# Breaking Down Sheet Goods with Hand Saws



## thebenchroom (Jul 5, 2011)

Wondering what you all think the best saw to use to break down 3/4 ply, other than a table saw. Ryoba Saw, or another hand saw? I hate tablesaws personally, but if power is the "only way" would a high quality circular saw be the best choice?
Thanks


----------



## jmos (Nov 30, 2011)

I use a circular saw and an edge guide. I can't get a full sheet into my basement shop, so I have to cut every sheet down in my driveway. I lay out 2×4's underneath to support both sides of the cut. I just break down to rough dimensions so I can handle the pieces more safely on my table saw.

A track saw (Festool, Dewalt or Makita) is also a good option, but costs more. Or you could get a panel saw, if you have the room and the money.


----------



## Viking (Aug 26, 2009)

Here is how I do it;

http://lumberjocks.com/projects/29870

You also will want to buy / build a straight cutting guide to keep your circular saw going straight down your cut line.

I have also seen others place a 4' x 8' sheet of the thick (about 2-3") insulating foam sheets on the floor and cut plywood sheet with circular saw on top of the foam sheet.

Good Luck!


----------



## rodman40 (Jan 11, 2012)

Thanks, I'm going to build one of these for myself.


----------



## helluvawreck (Jul 21, 2010)

I have a small shop so I break up plywood quite a lot outside on saw horses. I then bring the parts inside and cut them again on the TS to make them accurate, However, if you use a good strait edge to guide your circular saw carefully you can cut quite accurately and not use the TS. You can even refine this some what more by leaving a small amount for the router to trim again using the strait edge as a guide along with a ball bearing bit or just an edge guide for the router and a strait bit. your strait edges could be just a good strait piece of would with c clamps to clamp them onto the plywood.

helluvawreck
http://woodworkingexpo.wordpress.com/


----------



## hObOmOnk (Feb 6, 2007)

I use Japanese saws.
Here's a video of a device that I use when cutting sheet goods with a kataba.
I bought mine many years ago from Lee Valley, but they no longer carry this model.
They are still made by the Topman Company of Japan.

Japanese Saw Guide

Blessings.


----------



## canadianchips (Mar 12, 2010)

*Viking has the right idea.* You can make straight cuts IF the plywood is supported while cutting it, nothing worse than trying to balance a sheet while making the last 6 inch cut (DANGEROUS TOO)


----------



## mtenterprises (Jan 10, 2011)

I like the above idea.
But years ago I built my own panel saw. Great item for cutting sheet goods in a small shop. Today you can get them for under $1000 on ebay. http://www.ebay.com/itm/Safety-Speed-Cut-PRO1K-Pro-Vertical-Panel-Saw-/170610315567?pt=LH Hope that link is correct I had to hand type it in I couldn't copy and paste.
MIKE


----------



## devann (Jan 11, 2011)

I find that a model 77 Skilsaw works pretty well. Use a straight edge if you have difficulty cutting a straight line.


----------



## brtech (May 26, 2010)

I use the foam board on the floor with a cutting guide and a circ saw. I find it a heck of a lot easier to cut when the whole sheet is supported, even the offcut, rather than working out how to support it up in the air.

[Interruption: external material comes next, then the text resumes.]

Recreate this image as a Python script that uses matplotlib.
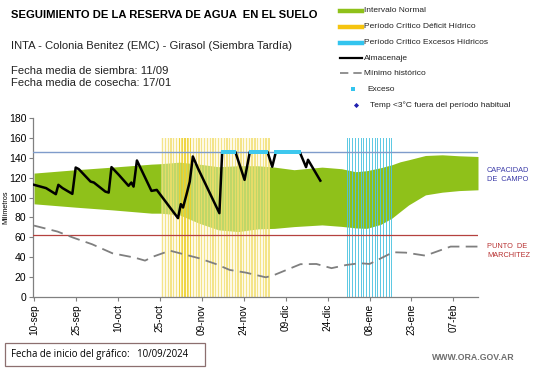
import numpy as np
import matplotlib
matplotlib.use("Agg")
import matplotlib.pyplot as plt
from matplotlib.lines import Line2D
from matplotlib.patches import Rectangle

plt.rcParams['font.family'] = ['Liberation Sans', 'DejaVu Sans']

# ---------------- data (day 0 = 10-sep-2024) ----------------
tick_days = [0, 15, 30, 45, 60, 75, 90, 105, 120, 135, 150]
tick_labels = ['10-sep', '25-sep', '10-oct', '25-oct', '09-nov', '24-nov',
               '09-dic', '24-dic', '08-ene', '23-ene', '07-feb']

band_days = [0, 15, 28, 42, 45, 52, 59, 66, 73, 80, 86, 93, 103, 110, 115, 119,
             124, 128, 131, 134, 140, 146, 152, 158.8]
band_upper = [124.6, 128, 130.6, 133.6, 134, 135.6, 133.6, 131, 132, 132, 130.6,
              128, 130.6, 129, 126, 127, 130, 133, 136, 138, 142.3, 143, 142, 141.3]
band_lower = [93.7, 90.3, 87.6, 84.3, 84.3, 82.6, 74.2, 67.5, 65.8, 68.5, 69, 70.8,
              72.5, 71, 69.5, 69, 73, 79.3, 86, 92.6, 102.7, 105.4, 107, 107.8]

min_days = [0, 8.4, 14, 20.8, 28, 36, 39.7, 42.6, 48.6, 59, 65, 70, 75.8, 82.9,
            85.8, 95.3, 101, 106.4, 111.7, 116.5, 120, 128.4, 133, 140, 149, 158.8]
min_vals = [71.8, 65.8, 59.7, 53, 44, 39.6, 36.6, 40.6, 46.6, 39, 33.2, 27.2, 24.5,
            19.8, 22, 33, 33.2, 29, 32.2, 34, 33.2, 45, 44.6, 41.6, 50.7, 50.7]

alm_days = [0, 4.3, 7.8, 8.7, 10.2, 13.7, 14.9, 16, 20.2, 21.4, 25.5, 26.7, 27.7,
            30.3, 33.8, 34.8, 35.6, 36.8, 42, 43.9, 51.5, 52.5, 53.3, 54.5, 55.7,
            56.8, 58.6, 66.3, 67.3, 72, 75.3, 77.2, 83.5, 85.2, 86.5, 95, 97.3, 98,
            102.4]
alm_vals = [112.8, 109.5, 103.4, 112.8, 109.5, 103.7, 130.2, 128.6, 116.1, 115.1,
            106, 105, 130.6, 122.9, 111.8, 115.1, 111, 137.3, 106.7, 107.7, 79.3,
            93.4, 90, 102.7, 116, 141.3, 129.6, 84.3, 146, 146, 117.8, 146, 146,
            131, 146, 146, 130.6, 138, 117]

exceso_days = [67.5, 68.3, 69.1, 69.9, 70.7, 71.5, 77.5, 78.3, 79.1, 79.9, 80.7,
               81.5, 82.3, 83.1, 86.7, 87.5, 88.3, 89.1, 89.9, 90.7, 91.5, 92.3,
               93.1, 93.9, 94.7]
exceso_val = 146

capacidad_campo = 146
punto_marchitez = 62

deficit_period = (46, 84)       # Período crítico déficit hídrico
deficit_peak = (52, 56)
excesos_period = (112, 128)     # Período crítico excesos hídricos

# ---------------- colours ----------------
GREEN = '#8FC11A'
YELLOW = '#F2DE6A'
GOLD = '#EBC800'
CYAN = '#4EC3E0'
CC_BLUE = '#7F9CCB'
PM_RED = '#B5413F'

fig = plt.figure(figsize=(5.41, 3.68), dpi=100)
ax = fig.add_axes([33.2 / 541, 1 - 297 / 368, (478 - 33.2) / 541, (297 - 118) / 368])

# normal interval band
ax.fill_between(band_days, band_lower, band_upper, color=GREEN, lw=0, zorder=1)

# critical period stripes
ax.axvspan(deficit_period[0] - 0.5, deficit_period[1] + 0.5, ymax=160 / 180,
           color='#FBF3C8', alpha=0.45, lw=0, zorder=1.5)
d_days = np.arange(deficit_period[0], deficit_period[1] + 1)
ax.bar(d_days, 160, width=0.45, color=YELLOW, alpha=0.75, lw=0, zorder=2)
p_days = np.arange(deficit_peak[0], deficit_peak[1] + 1)
ax.bar(p_days, 160, width=0.6, color=GOLD, alpha=0.5, lw=0, zorder=2.1)
e_days = np.arange(excesos_period[0], excesos_period[1] + 1)
ax.bar(e_days, 160, width=0.35, color=CYAN, alpha=0.9, lw=0, zorder=2)

# reference lines
ax.axhline(capacidad_campo, color=CC_BLUE, lw=1.0, zorder=3)
ax.axhline(punto_marchitez, color=PM_RED, lw=0.9, zorder=3)

# minimum historic
ax.plot(min_days, min_vals, color='#7F7F7F', lw=1.3, dashes=(6.5, 3.5), zorder=4)

# storage
ax.plot(alm_days, alm_vals, color='black', lw=1.8, zorder=5, solid_joinstyle='round')
ax.plot(exceso_days, [exceso_val] * len(exceso_days), ls='none', marker='s',
        ms=2.6, color='#3EC8EE', mew=0, zorder=6)

ax.set_xlim(-0.3, 158.8)
ax.set_ylim(0, 180)
ax.set_yticks(range(0, 181, 20))
ax.set_xticks(tick_days)
ax.set_xticklabels(tick_labels, rotation=90, fontsize=7.2)
ax.tick_params(axis='y', labelsize=7.5, length=3, color='#808080', pad=2)
ax.tick_params(axis='x', length=3, color='#808080', pad=2)
for s in ['top', 'right']:
    ax.spines[s].set_visible(False)
for s in ['left', 'bottom']:
    ax.spines[s].set_color('#808080')
    ax.spines[s].set_linewidth(0.9)
ax.set_ylabel('Milímetros', fontsize=5.2)
ax.yaxis.set_label_coords(-0.054, 0.5)

# right-side labels
fig.text(487 / 541, 1 - 175 / 368, 'CAPACIDAD\nDE  CAMPO', color='#3B3BA8',
         fontsize=5.3, va='center', ha='left', linespacing=1.25)
fig.text(487 / 541, 1 - 251 / 368, 'PUNTO  DE\nMARCHITEZ', color='#B83232',
         fontsize=5.3, va='center', ha='left', linespacing=1.25)

# titles
fig.text(11 / 541, 1 - 15 / 368, 'SEGUIMIENTO DE LA RESERVA DE AGUA  EN EL SUELO',
         fontsize=8.1, fontweight='bold', va='center', ha='left')
fig.text(11 / 541, 1 - 46 / 368, 'INTA - Colonia Benitez (EMC) - Girasol (Siembra Tardía)',
         fontsize=8.1, va='center', ha='left', color='#222222')
fig.text(11 / 541, 1 - 71 / 368, 'Fecha media de siembra: 11/09',
         fontsize=8.1, va='center', ha='left', color='#222222')
fig.text(11 / 541, 1 - 83.5 / 368, 'Fecha media de cosecha: 17/01',
         fontsize=8.1, va='center', ha='left', color='#222222')

# legend (manual)
def fx(x):
    return x / 541


def fy(y):
    return 1 - y / 368


lx0, lx1, tx = 340, 362, 364
rows = [11, 26.7, 42.7, 58.3, 73.3, 89.3, 105]
fig.add_artist(Line2D([fx(lx0), fx(lx1)], [fy(rows[0])] * 2, color=GREEN, lw=3.2))
fig.add_artist(Line2D([fx(lx0), fx(lx1)], [fy(rows[1])] * 2, color='#F5C40F', lw=3.2))
fig.add_artist(Line2D([fx(lx0), fx(lx1)], [fy(rows[2])] * 2, color='#33C4EE', lw=3.2))
fig.add_artist(Line2D([fx(lx0), fx(lx1)], [fy(rows[3])] * 2, color='black', lw=1.6))
fig.add_artist(Line2D([fx(lx0), fx(lx1)], [fy(rows[4])] * 2, color='#7F7F7F', lw=1.2,
                      dashes=(5, 3)))
fig.add_artist(Line2D([fx(353)], [fy(rows[5])], marker='s', ms=2.2, color='#33C4EE', mew=0))
fig.add_artist(Line2D([fx(356)], [fy(rows[6])], marker='D', ms=2.6, color='#1F1FB0', mew=0))
leg_txt = ['Intervalo Normal', 'Período Crítico Déficit Hídrico',
           'Período Crítico Excesos Hídricos', 'Almacenaje', 'Mínimo histórico',
           'Exceso', 'Temp <3°C fuera del período habitual']
leg_x = [tx, tx, tx, tx, tx, 367, 370]
for t, x, y in zip(leg_txt, leg_x, rows):
    fig.text(fx(x), fy(y), t, fontsize=6.0, va='center', ha='left', color='#222222')

# bottom box
fig.add_artist(Rectangle((fx(5), fy(366)), fx(205) - fx(5), fy(343) - fy(366),
                         fill=False, ec='#8C6F6F', lw=0.9))
fig.text(fx(11), fy(355), 'Fecha de inicio del gráfico:   10/09/2024',
         fontsize=6.9, va='center', ha='left', family=['Open Sans', 'DejaVu Sans'])
fig.text(fx(515), fy(358), 'WWW.ORA.GOV.AR', fontsize=6.3, va='center', ha='right',
         color='#6E6E6E', fontweight='bold')

fig.savefig('out.png', dpi=100)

I use a regular 1" thick blue foamboard. All you need to do is make sure your blade height is only cutting 1/4" or so into the foam. That's an easy adjustment. It's cheap, safe, easy and effective. About the only "trick" I have is to cut off a couple inches on length and width of the board so the clamps from my straight edge can be placed.


----------



## Sylvain (Jul 23, 2011)

You might be interested by the method of one of our inventive fellow lumberjock

bricofleur

https://atelierdubricoleur.wordpress.com/2011/11/26/cutting-sheet-goods-alone-coupez-des-panneaux-en-solitaire/

see also
http://americanwoodworker.com/blogs/tips/archive/2008/06/29/8-ftStraightedge-for-4.aspx
http://americanwoodworker.com/blogs/shop/archive/2010/01/14/fold-down-cutting-rack.aspx
http://americanwoodworker.com/blogs/techniques/archive/2010/01/19/working-alone-with-plywood.aspx
or
http://www.popularwoodworking.com/tools/woodworking-hand-tools/sawing-particleboard-and-plywood

http://www.popularmechanics.com/home/reviews/4283497


----------



## wormil (Nov 19, 2011)

I use a Porter Cable circular saw and just lay sheetstock flat on 2×4s. Somewhere I have long straightedge although sometimes I just freehand cut (with a line) and true it up on the tablesaw.

I use Japanese saws.

My hat's off to you sir. I wouldn't even begin breaking down sheets with a handsaw.


----------



## thebenchroom (Jul 5, 2011)

Thanks for the advice and tips from everyone…[email protected], man I'm sold on that tip! Thank You


----------



## Sylvain (Jul 23, 2011)

I should have looked at the video pointed to by Hobomonk before making any comment.

For those of us living in Europe,
this Japanese saw guide is available in Germany :
http://www.fine-tools.com/miter-sawguide.html

They ship to USA but it is expensive unles you buy multiple item to diminish the cost by item.


----------



## paratrooper34 (Apr 27, 2010)

A circular saw is a good way to break down sheet goods. It is messy and god-awful noisy, but it does work. For the handtool user, it is a much less expensive way to deal with a large volume of sheet goods without going out and buying a tablesaw. For smaller jobs with sheet goods, use your handsaws. I just finished a shelving project under my basement stairway that I used OSB on. I had the 4'x8' sheets cut in half for ease of movement and transportation and cut everything else in the shop with my panel saw. Worked out great. No noise, no mess, and never a safety concern.


----------



## BobAtl (Jan 10, 2011)

One warning about having sheet goods cut at the big boxes where you buy them: Last time I did that, their panel saw was off enough to be a significant problem. So you might want to ask them when they checked/adjusted the saw for squareness before letting them cut. Also, check the lower track where they rest the panel to make sure there's no trash to affect the position of the panel in it, which would also affect accuracy. And make sure you check them before working with them at home.


----------



## doncutlip (Aug 30, 2008)

Another BB warning, sometimes their blades arent' so sharp and you get some ugly tearout, ruining an edge. I did the circular saw/edge guide thing for years before I got my table saw, and now I'll never look back - the circular saw sits cold these days. The biggest differences with a TS are speed and accuracy. You can get the accuracy with the edge guide, but it's effort and time that could be spent doing other things.


----------



## hObOmOnk (Feb 6, 2007)

Here's a source for the Topman Saw Guide in the USA. 
Manny's Woodworkers Place in Lexington, Kentucky.
Manny is a neat guy. He was an exhibitor at the WIA 2011 show, where I met him.

Blessings.


----------



## Kentuk55 (Sep 21, 2010)

circular saw with a straight edge. just raise up the ply on a few 2×4's or something. I've seen a 4×8 sheet of 1" rigid insulation used underneath the ply so the blade won't get hurt.


----------